Written by: Sahara Stevens, Talon Staff Reporter
Diseases have been around since the beginning of time, yet it seems like there are more diseases in recent times than ever before. They can be transmitted through direct contact, indirect contact, droplet contact, airborne transmission, fecal-oral transmission, and vector-borne transmission (animals). A kind of direct contact disease can be sexually transmitted, and many people around the world suffer from Sexually Transmitted Diseases (STD). The most common STD’s are: HIV/AIDS, Chlamydia, Gonorrhea, Genital Herpes, Human Papillomavirus (HPV), and Syphilis. STD’s are serious concerns with the increasing number of teenagers who are becoming sexually active.

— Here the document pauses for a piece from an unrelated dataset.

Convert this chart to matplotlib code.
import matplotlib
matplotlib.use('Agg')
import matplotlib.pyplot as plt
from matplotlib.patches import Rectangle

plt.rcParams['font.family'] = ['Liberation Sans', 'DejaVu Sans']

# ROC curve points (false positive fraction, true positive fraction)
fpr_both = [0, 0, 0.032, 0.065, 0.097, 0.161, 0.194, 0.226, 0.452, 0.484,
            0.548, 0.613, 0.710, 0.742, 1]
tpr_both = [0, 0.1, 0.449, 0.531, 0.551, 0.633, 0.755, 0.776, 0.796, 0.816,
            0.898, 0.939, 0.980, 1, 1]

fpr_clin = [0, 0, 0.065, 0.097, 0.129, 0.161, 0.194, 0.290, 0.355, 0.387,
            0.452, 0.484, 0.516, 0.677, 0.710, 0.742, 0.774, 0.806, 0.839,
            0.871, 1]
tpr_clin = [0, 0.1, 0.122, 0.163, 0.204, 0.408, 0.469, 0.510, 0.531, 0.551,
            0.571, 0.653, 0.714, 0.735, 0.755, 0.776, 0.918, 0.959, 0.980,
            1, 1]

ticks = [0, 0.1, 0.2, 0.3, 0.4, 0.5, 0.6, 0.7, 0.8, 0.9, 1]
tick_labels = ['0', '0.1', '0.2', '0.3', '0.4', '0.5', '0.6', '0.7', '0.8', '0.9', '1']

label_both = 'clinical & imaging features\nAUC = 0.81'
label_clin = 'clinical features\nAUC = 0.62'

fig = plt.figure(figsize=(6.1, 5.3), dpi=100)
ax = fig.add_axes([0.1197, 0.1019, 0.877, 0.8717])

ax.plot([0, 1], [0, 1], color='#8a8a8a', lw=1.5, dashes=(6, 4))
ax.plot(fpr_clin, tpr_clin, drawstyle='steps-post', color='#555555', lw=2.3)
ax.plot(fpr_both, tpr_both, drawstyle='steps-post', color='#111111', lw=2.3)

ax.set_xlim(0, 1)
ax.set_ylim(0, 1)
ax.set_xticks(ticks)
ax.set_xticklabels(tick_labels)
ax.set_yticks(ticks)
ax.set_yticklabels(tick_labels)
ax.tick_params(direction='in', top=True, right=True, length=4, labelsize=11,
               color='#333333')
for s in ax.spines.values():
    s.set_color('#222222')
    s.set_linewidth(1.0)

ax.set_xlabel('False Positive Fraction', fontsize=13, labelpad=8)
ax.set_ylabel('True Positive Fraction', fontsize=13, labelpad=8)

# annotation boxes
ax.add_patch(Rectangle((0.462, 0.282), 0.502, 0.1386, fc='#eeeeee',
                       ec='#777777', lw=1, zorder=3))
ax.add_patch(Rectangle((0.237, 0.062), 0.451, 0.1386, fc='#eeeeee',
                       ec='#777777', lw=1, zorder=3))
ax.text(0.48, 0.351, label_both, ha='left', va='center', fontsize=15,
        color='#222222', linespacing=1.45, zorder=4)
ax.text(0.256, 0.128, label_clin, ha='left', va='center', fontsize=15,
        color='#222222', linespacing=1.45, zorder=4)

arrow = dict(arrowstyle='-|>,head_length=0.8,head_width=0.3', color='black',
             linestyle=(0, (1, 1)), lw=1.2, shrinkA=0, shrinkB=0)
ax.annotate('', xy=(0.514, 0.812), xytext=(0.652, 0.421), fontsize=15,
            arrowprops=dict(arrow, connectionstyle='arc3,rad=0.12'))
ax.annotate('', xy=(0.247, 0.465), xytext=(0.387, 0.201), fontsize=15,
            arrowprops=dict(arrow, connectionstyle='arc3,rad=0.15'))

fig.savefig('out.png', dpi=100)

Out of all of the diseases in the world, HIV/AIDS is the sixth deadliest disease with 1.5 million deaths in 2013. HIV or Human Immunodeficiency virus is a virus that attacks the immune system. The virus attacks and kills the white blood cells that fight off infections.Once the virus destroys a large portion of the cells, the body can no longer recover from infections. At this stage HIV turns into AIDS. AIDS, which is short for acquired immunodeficiency syndrome, is a life-threatening condition. Transmission of the virus occurs during unprotected sex, through sharing needles that are using to inject intravenous drugs, and can also be spread from mother to infant during pregnancy, birth, and breastfeeding. In 2013, 9,961 teens were diagnosed with HIV infection and 2,704 were diagnosed with AIDS. African American, gay, and bisexual men account for majority of the number of HIV/AIDS infections. Alcohol and drugs can influence the want for risky behavior-increasing the chances of receiving the disease.
There are the facts, but what can a teen do to keep themselves safe from the disease? Teens can:
- Get facts about HIV and learn their risks.

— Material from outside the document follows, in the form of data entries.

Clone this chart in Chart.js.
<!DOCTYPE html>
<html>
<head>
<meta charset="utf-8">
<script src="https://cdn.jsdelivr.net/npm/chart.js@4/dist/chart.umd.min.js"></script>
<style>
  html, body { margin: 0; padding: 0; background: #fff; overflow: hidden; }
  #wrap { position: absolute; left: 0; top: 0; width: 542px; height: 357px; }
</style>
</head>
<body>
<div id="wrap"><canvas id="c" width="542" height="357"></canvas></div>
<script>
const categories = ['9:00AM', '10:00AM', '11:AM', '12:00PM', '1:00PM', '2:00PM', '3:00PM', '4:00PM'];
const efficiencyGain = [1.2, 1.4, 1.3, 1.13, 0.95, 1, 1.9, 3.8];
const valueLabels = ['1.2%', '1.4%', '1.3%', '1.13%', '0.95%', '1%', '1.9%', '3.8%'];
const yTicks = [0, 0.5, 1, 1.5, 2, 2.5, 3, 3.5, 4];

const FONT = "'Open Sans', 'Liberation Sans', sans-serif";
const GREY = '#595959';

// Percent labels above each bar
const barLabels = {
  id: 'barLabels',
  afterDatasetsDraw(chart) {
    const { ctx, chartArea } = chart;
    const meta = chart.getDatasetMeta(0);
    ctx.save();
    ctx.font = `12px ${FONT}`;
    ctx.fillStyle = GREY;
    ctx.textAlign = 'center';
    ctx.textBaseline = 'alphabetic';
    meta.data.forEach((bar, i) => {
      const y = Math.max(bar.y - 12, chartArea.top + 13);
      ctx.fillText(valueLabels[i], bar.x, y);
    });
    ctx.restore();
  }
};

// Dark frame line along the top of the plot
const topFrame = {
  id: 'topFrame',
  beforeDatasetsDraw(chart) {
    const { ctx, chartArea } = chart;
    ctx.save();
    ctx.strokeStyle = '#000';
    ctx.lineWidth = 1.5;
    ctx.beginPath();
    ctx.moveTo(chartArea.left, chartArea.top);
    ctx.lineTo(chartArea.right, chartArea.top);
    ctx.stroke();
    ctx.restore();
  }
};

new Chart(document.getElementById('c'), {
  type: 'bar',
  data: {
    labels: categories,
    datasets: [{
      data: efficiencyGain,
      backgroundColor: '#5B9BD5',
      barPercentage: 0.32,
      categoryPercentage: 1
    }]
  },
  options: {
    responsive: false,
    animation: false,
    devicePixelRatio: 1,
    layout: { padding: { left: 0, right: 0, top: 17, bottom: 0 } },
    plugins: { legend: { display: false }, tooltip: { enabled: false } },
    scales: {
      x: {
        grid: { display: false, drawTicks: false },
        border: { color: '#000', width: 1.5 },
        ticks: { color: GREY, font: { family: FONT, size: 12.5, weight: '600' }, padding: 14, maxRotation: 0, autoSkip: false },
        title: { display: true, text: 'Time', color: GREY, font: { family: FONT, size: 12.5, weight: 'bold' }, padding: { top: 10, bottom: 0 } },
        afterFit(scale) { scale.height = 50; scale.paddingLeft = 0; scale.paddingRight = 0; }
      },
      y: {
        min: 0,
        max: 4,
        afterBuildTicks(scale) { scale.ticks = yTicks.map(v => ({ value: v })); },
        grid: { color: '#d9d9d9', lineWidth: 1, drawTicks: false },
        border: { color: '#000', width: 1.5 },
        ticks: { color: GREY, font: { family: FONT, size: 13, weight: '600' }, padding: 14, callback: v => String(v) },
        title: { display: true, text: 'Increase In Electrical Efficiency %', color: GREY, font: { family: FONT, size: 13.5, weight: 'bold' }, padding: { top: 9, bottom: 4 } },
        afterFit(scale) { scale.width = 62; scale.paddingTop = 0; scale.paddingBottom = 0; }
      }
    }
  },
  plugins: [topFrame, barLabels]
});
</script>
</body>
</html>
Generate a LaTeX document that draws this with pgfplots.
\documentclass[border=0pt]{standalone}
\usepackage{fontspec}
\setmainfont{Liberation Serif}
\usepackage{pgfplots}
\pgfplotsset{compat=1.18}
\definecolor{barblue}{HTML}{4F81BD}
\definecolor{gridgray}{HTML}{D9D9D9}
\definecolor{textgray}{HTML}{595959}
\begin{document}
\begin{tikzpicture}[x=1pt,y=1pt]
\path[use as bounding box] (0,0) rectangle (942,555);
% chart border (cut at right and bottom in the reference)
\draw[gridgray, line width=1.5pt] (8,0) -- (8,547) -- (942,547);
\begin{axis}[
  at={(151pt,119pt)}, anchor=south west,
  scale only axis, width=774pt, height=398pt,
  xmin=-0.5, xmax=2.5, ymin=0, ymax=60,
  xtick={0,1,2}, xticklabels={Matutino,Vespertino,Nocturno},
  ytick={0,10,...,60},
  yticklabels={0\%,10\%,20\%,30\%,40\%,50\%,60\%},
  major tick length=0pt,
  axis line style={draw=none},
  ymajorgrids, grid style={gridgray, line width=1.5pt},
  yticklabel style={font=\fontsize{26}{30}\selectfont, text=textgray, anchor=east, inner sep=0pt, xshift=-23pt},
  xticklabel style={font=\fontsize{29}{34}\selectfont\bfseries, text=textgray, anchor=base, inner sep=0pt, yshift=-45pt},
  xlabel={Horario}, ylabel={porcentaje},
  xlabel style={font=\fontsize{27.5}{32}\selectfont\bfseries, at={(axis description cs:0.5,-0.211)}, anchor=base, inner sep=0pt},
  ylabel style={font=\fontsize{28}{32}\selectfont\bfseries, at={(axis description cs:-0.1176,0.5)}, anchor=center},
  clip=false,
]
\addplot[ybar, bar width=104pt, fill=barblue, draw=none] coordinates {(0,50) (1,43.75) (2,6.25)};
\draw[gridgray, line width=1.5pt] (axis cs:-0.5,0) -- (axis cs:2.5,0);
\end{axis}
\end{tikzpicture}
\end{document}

- Get tested for HIV (if sexually active).
- Talk with parents, teachers, doctors, and other trusted adults about STD’s, drugs, and alcohol.
- Resist the pressure to engage in dangerous activities, as well as do not pressure others to engage.

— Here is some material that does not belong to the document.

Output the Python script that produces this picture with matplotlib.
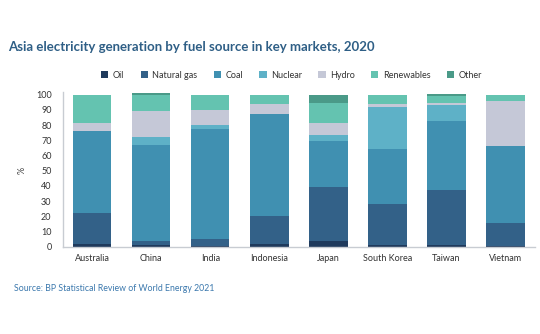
import numpy as np
import matplotlib
matplotlib.use("Agg")
import matplotlib.pyplot as plt

plt.rcParams['font.family'] = ['Lato', 'DejaVu Sans']

countries = ["Australia", "China", "India", "Indonesia", "Japan",
             "South Korea", "Taiwan", "Vietnam"]
fuels = ["Oil", "Natural gas", "Coal", "Nuclear", "Hydro", "Renewables", "Other"]

# share of generation, %
oil        = [2.0, 1.0, 0.5, 2.0, 4.0, 1.0, 1.0, 0.5]
gas        = [20.0, 3.0, 4.5, 18.5, 35.0, 27.0, 36.0, 15.0]
coal       = [54.0, 63.0, 72.5, 67.0, 30.5, 36.0, 45.5, 51.0]
nuclear    = [0.0, 5.0, 2.5, 0.0, 4.0, 28.0, 10.5, 0.0]
hydro      = [5.0, 17.0, 10.0, 6.5, 8.0, 1.5, 1.5, 29.0]
renewables = [19.0, 11.0, 10.0, 6.0, 13.0, 6.5, 4.5, 4.5]
other      = [0.0, 1.0, 0.0, 0.0, 5.5, 0.0, 1.5, 0.0]

colors = ["#1f3a5c", "#336188", "#4090b1", "#5eb1c7", "#c5c8d7", "#64c3b0", "#4a9a88"]

series = [oil, gas, coal, nuclear, hydro, renewables, other]

fig = plt.figure(figsize=(5.4, 3.34), dpi=100)
ax = fig.add_axes([0.116, 0.261, 0.875, 0.465])

x = np.arange(len(countries))
bottom = np.zeros(len(countries))
for name, vals, c in zip(fuels, series, colors):
    ax.bar(x, vals, width=0.65, bottom=bottom, color=c, label=name, linewidth=0)
    bottom += np.array(vals)

ax.set_xlim(-0.5, 7.5)
ax.set_ylim(0, 102)
ax.set_yticks(range(0, 101, 10))
ax.set_xticks(x)
ax.set_xticklabels(countries)
ax.tick_params(axis='both', length=0, labelsize=6.5, colors="#333333")
ax.tick_params(axis='y', pad=8)
ax.tick_params(axis='x', pad=5)
for s in ["top", "right"]:
    ax.spines[s].set_visible(False)
for s in ["left", "bottom"]:
    ax.spines[s].set_color("#c8ccd2")
    ax.spines[s].set_linewidth(1.0)

fig.text(0.041, 0.49, "%", rotation=90, fontsize=6.5, color="#444444",
         ha="center", va="center")

fig.text(0.015, 0.858, "Asia electricity generation by fuel source in key markets, 2020",
         fontsize=9.5, fontweight="bold", color="#2f5f86", ha="left", va="center")

ax.legend(loc="center", bbox_to_anchor=(0.54, 0.775), bbox_transform=fig.transFigure,
          ncol=7, frameon=False, fontsize=6.5, handlelength=0.8, handleheight=0.7,
          handletextpad=0.5, columnspacing=1.8, labelcolor="#333333")

fig.text(0.026, 0.137, "Source: BP Statistical Review of World Energy 2021",
         fontsize=6.3, color="#3b78ad", ha="left", va="center")

fig.savefig("out.png", dpi=100)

- Remain abstinent, limit number of partners, use a condom, or stop having sex.
- Participate in HIV prevention programs, share information with family and friends, and support other youth in prevention.
- If a teen has HIV: get support, seek treatment, and refrain from spreading the disease to other youth and or adults.
Parents can also help by supporting youth, creating awareness about HIV/AIDS, ask about testing, and create a safe environment for youth.
Diseases are real and can be transmitted easily and without people knowing they have contacted one. Precautionary measures can be taken to prevent and the safest ways are abstinence and the use of condoms. Condoms not only prevent against infections and diseases, but pregnancy as well. Life is freeing and enjoyable, don’t let a disease stop you or someone you know.